Nor does the notion freak out economists. "It's not something I'd be sitting here and saying" in normal circumstances, says Tahira K. Hira, a professor of finance at Iowa State University. "But some of the rates are so astronomically high, it's becoming impossible to manage for individuals." Phillip Uhlmann of Tufts University says, "I think a government system might offer a cleaner type of business, more easily understood by consumers."

Wait, what are we saying? Surely we don't want the government lending directly to individuals. That way lies socialism.

Maybe so, but we're already there. Think of all the different things the state finances. It backs home mortgages through quasi-government-owned Fannie Mae and Freddie Mac. It offers student loans through its direct-loan program, providing billions of dollars to help kids pay for college. Uncle Sam will even chip in to help you buy a car—it gave auto financer GMAC a $5 billion bailout last December.

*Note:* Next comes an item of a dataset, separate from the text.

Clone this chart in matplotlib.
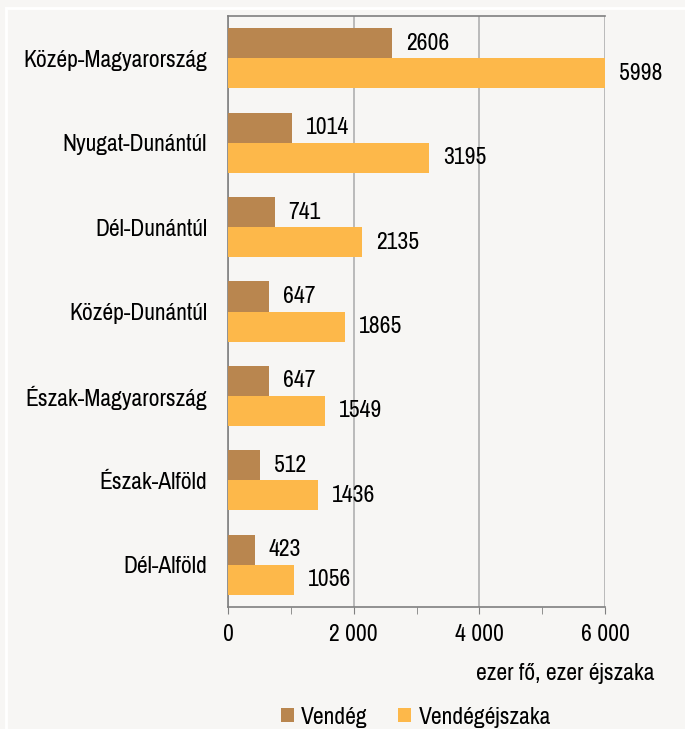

If we're already backing loans for the three biggest life expenses—homes, college, and cars—what's missing? Consumer and business credit. Consumer spending accounts for almost 70 percent of GDP. The average American household carries $8,700 in credit card debt. And just as the financial crisis swallowed the housing market, it seems to be eyeing the credit card industry. Purchases are way down. Credit card companies are slashing credit limits. Others are offering special deals: If you're the wrong kind of customer, American Express will give you $300 to close your account.